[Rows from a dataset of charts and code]
*-*-*

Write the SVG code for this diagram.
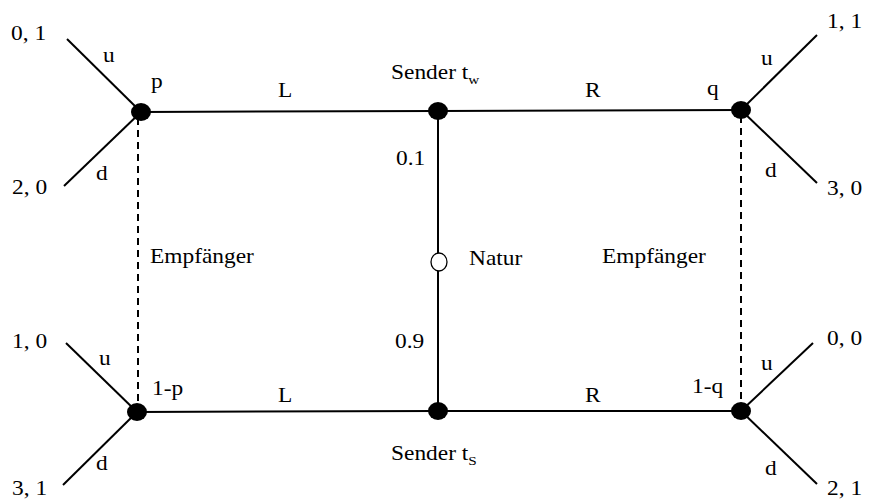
<svg xmlns="http://www.w3.org/2000/svg" width="871" height="500" viewBox="0 0 871 500">
<style>
text{font-family:"Liberation Serif","Times New Roman",serif;font-size:20px;fill:#000}
.sub{font-size:13px}
.e{stroke:#000;stroke-width:2;fill:none}
.d{stroke:#000;stroke-width:2;fill:none;stroke-dasharray:7,5}
.n{fill:#000}
</style>
<rect width="871" height="500" fill="#fff"/>
<g id="connectors">
<line class="e" x1="141" y1="112" x2="438" y2="111"/>
<line class="e" x1="438" y1="111" x2="741" y2="110"/>
<line class="e" x1="137" y1="412" x2="438" y2="411"/>
<line class="e" x1="438" y1="411" x2="741" y2="411"/>
<line class="e" x1="438" y1="111" x2="438" y2="411"/>
<line class="e" x1="67" y1="39" x2="141" y2="112"/>
<line class="e" x1="64" y1="186" x2="141" y2="112"/>
<line class="e" x1="817" y1="35" x2="741" y2="110"/>
<line class="e" x1="817" y1="183" x2="741" y2="110"/>
<line class="e" x1="66" y1="343" x2="137" y2="412"/>
<line class="e" x1="63" y1="485" x2="137" y2="412"/>
<line class="e" x1="813" y1="343" x2="741" y2="411"/>
<line class="e" x1="817" y1="484" x2="741" y2="411"/>
<line class="d" x1="138" y1="118" x2="138" y2="406"/>
<line class="d" x1="741" y1="116" x2="741" y2="406"/>
</g>
<g id="tl"><ellipse class="n" cx="141" cy="112" rx="10" ry="9"/><text transform="translate(151 88) scale(1.17 1)">p</text></g>
<g id="tm"><ellipse class="n" cx="438" cy="111" rx="10" ry="9"/><text transform="translate(391 79) scale(1.17 1)">Sender t<tspan class="sub" dy="5">w</tspan></text></g>
<g id="tr"><ellipse class="n" cx="741" cy="110" rx="10" ry="9"/><text transform="translate(707 95) scale(1.17 1)">q</text></g>
<g id="bl"><ellipse class="n" cx="137" cy="412" rx="10" ry="9"/><text transform="translate(152 395) scale(1.17 1)">1-p</text></g>
<g id="bm"><ellipse class="n" cx="438" cy="411" rx="10" ry="9"/><text transform="translate(391 460) scale(1.17 1)">Sender t<tspan class="sub" dy="5">S</tspan></text></g>
<g id="br"><ellipse class="n" cx="741" cy="411" rx="10" ry="9"/><text transform="translate(692 393) scale(1.17 1)">1-q</text></g>
<g id="natur"><ellipse cx="439" cy="262" rx="8" ry="9" fill="#fff" stroke="#000" stroke-width="1.3"/><text transform="translate(469 265) scale(1.17 1)">Natur</text></g>
<g id="labels">
<text transform="translate(11 40) scale(1.17 1)">0, 1</text>
<text transform="translate(103 62) scale(1.17 1)">u</text>
<text transform="translate(96 180) scale(1.17 1)">d</text>
<text transform="translate(12 194) scale(1.17 1)">2, 0</text>
<text transform="translate(278 97) scale(1.17 1)">L</text>
<text transform="translate(585 97) scale(1.17 1)">R</text>
<text transform="translate(827 28) scale(1.17 1)">1, 1</text>
<text transform="translate(761 65) scale(1.17 1)">u</text>
<text transform="translate(765 177) scale(1.17 1)">d</text>
<text transform="translate(827 195) scale(1.17 1)">3, 0</text>
<text transform="translate(396 165) scale(1.17 1)">0.1</text>
<text transform="translate(395 348) scale(1.17 1)">0.9</text>
<text transform="translate(150 263) scale(1.17 1)">Empfänger</text>
<text transform="translate(602 263) scale(1.17 1)">Empfänger</text>
<text transform="translate(12 348) scale(1.17 1)">1, 0</text>
<text transform="translate(99 365) scale(1.17 1)">u</text>
<text transform="translate(96 470) scale(1.17 1)">d</text>
<text transform="translate(12 495) scale(1.17 1)">3, 1</text>
<text transform="translate(278 402) scale(1.17 1)">L</text>
<text transform="translate(585 402) scale(1.17 1)">R</text>
<text transform="translate(827 345) scale(1.17 1)">0, 0</text>
<text transform="translate(761 370) scale(1.17 1)">u</text>
<text transform="translate(765 475) scale(1.17 1)">d</text>
<text transform="translate(827 495) scale(1.17 1)">2, 1</text>
</g>
</svg>
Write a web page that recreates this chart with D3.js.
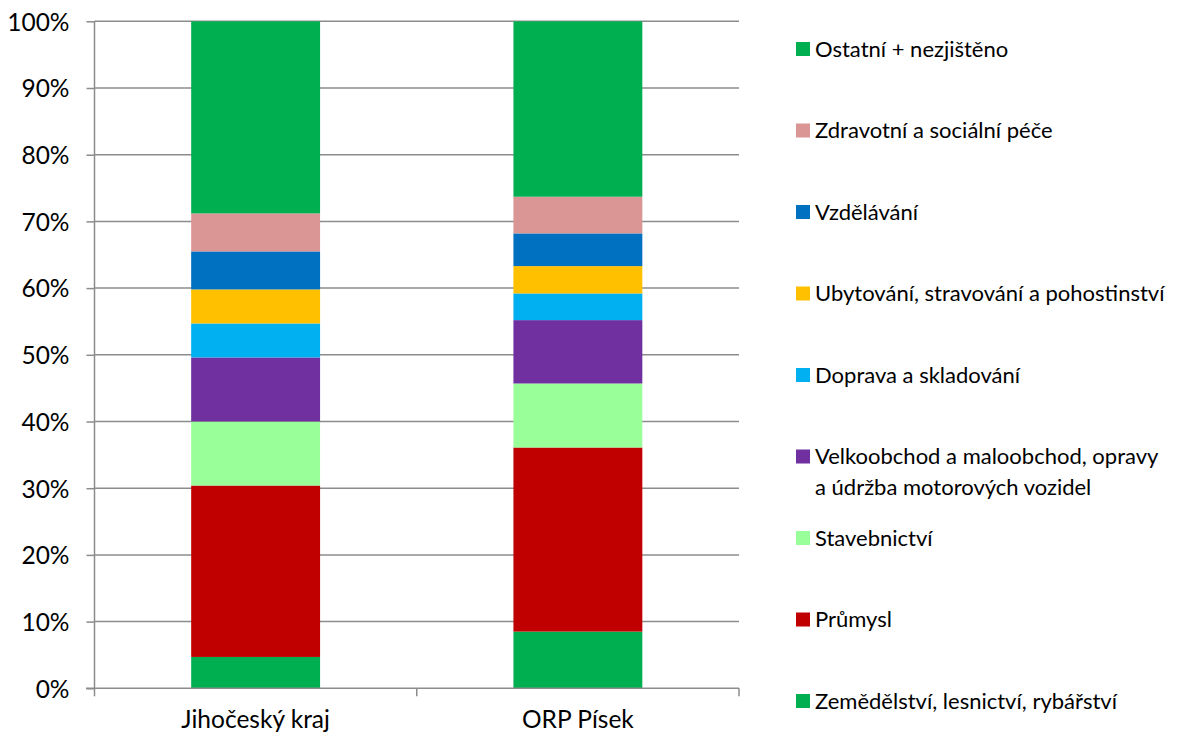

*-*-*

:: Direction ::
Retype the records exactly. Any image in them should not appear in what you write.

:: Result for this exercise ::
Write the SVG code for this diagram.
<svg xmlns="http://www.w3.org/2000/svg" width="871" height="500" viewBox="0 0 871 500">
<style>
text{font-family:"Liberation Serif","Times New Roman",serif;font-size:20px;fill:#000}
.sub{font-size:13px}
.e{stroke:#000;stroke-width:2;fill:none}
.d{stroke:#000;stroke-width:2;fill:none;stroke-dasharray:7,5}
.n{fill:#000}
</style>
<rect width="871" height="500" fill="#fff"/>
<g id="connectors">
<line class="e" x1="141" y1="112" x2="438" y2="111"/>
<line class="e" x1="438" y1="111" x2="741" y2="110"/>
<line class="e" x1="137" y1="412" x2="438" y2="411"/>
<line class="e" x1="438" y1="411" x2="741" y2="411"/>
<line class="e" x1="438" y1="111" x2="438" y2="411"/>
<line class="e" x1="67" y1="39" x2="141" y2="112"/>
<line class="e" x1="64" y1="186" x2="141" y2="112"/>
<line class="e" x1="817" y1="35" x2="741" y2="110"/>
<line class="e" x1="817" y1="183" x2="741" y2="110"/>
<line class="e" x1="66" y1="343" x2="137" y2="412"/>
<line class="e" x1="63" y1="485" x2="137" y2="412"/>
<line class="e" x1="813" y1="343" x2="741" y2="411"/>
<line class="e" x1="817" y1="484" x2="741" y2="411"/>
<line class="d" x1="138" y1="118" x2="138" y2="406"/>
<line class="d" x1="741" y1="116" x2="741" y2="406"/>
</g>
<g id="tl"><ellipse class="n" cx="141" cy="112" rx="10" ry="9"/><text transform="translate(151 88) scale(1.17 1)">p</text></g>
<g id="tm"><ellipse class="n" cx="438" cy="111" rx="10" ry="9"/><text transform="translate(391 79) scale(1.17 1)">Sender t<tspan class="sub" dy="5">w</tspan></text></g>
<g id="tr"><ellipse class="n" cx="741" cy="110" rx="10" ry="9"/><text transform="translate(707 95) scale(1.17 1)">q</text></g>
<g id="bl"><ellipse class="n" cx="137" cy="412" rx="10" ry="9"/><text transform="translate(152 395) scale(1.17 1)">1-p</text></g>
<g id="bm"><ellipse class="n" cx="438" cy="411" rx="10" ry="9"/><text transform="translate(391 460) scale(1.17 1)">Sender t<tspan class="sub" dy="5">S</tspan></text></g>
<g id="br"><ellipse class="n" cx="741" cy="411" rx="10" ry="9"/><text transform="translate(692 393) scale(1.17 1)">1-q</text></g>
<g id="natur"><ellipse cx="439" cy="262" rx="8" ry="9" fill="#fff" stroke="#000" stroke-width="1.3"/><text transform="translate(469 265) scale(1.17 1)">Natur</text></g>
<g id="labels">
<text transform="translate(11 40) scale(1.17 1)">0, 1</text>
<text transform="translate(103 62) scale(1.17 1)">u</text>
<text transform="translate(96 180) scale(1.17 1)">d</text>
<text transform="translate(12 194) scale(1.17 1)">2, 0</text>
<text transform="translate(278 97) scale(1.17 1)">L</text>
<text transform="translate(585 97) scale(1.17 1)">R</text>
<text transform="translate(827 28) scale(1.17 1)">1, 1</text>
<text transform="translate(761 65) scale(1.17 1)">u</text>
<text transform="translate(765 177) scale(1.17 1)">d</text>
<text transform="translate(827 195) scale(1.17 1)">3, 0</text>
<text transform="translate(396 165) scale(1.17 1)">0.1</text>
<text transform="translate(395 348) scale(1.17 1)">0.9</text>
<text transform="translate(150 263) scale(1.17 1)">Empfänger</text>
<text transform="translate(602 263) scale(1.17 1)">Empfänger</text>
<text transform="translate(12 348) scale(1.17 1)">1, 0</text>
<text transform="translate(99 365) scale(1.17 1)">u</text>
<text transform="translate(96 470) scale(1.17 1)">d</text>
<text transform="translate(12 495) scale(1.17 1)">3, 1</text>
<text transform="translate(278 402) scale(1.17 1)">L</text>
<text transform="translate(585 402) scale(1.17 1)">R</text>
<text transform="translate(827 345) scale(1.17 1)">0, 0</text>
<text transform="translate(761 370) scale(1.17 1)">u</text>
<text transform="translate(765 475) scale(1.17 1)">d</text>
<text transform="translate(827 495) scale(1.17 1)">2, 1</text>
</g>
</svg>
Write a web page that recreates this chart with D3.js.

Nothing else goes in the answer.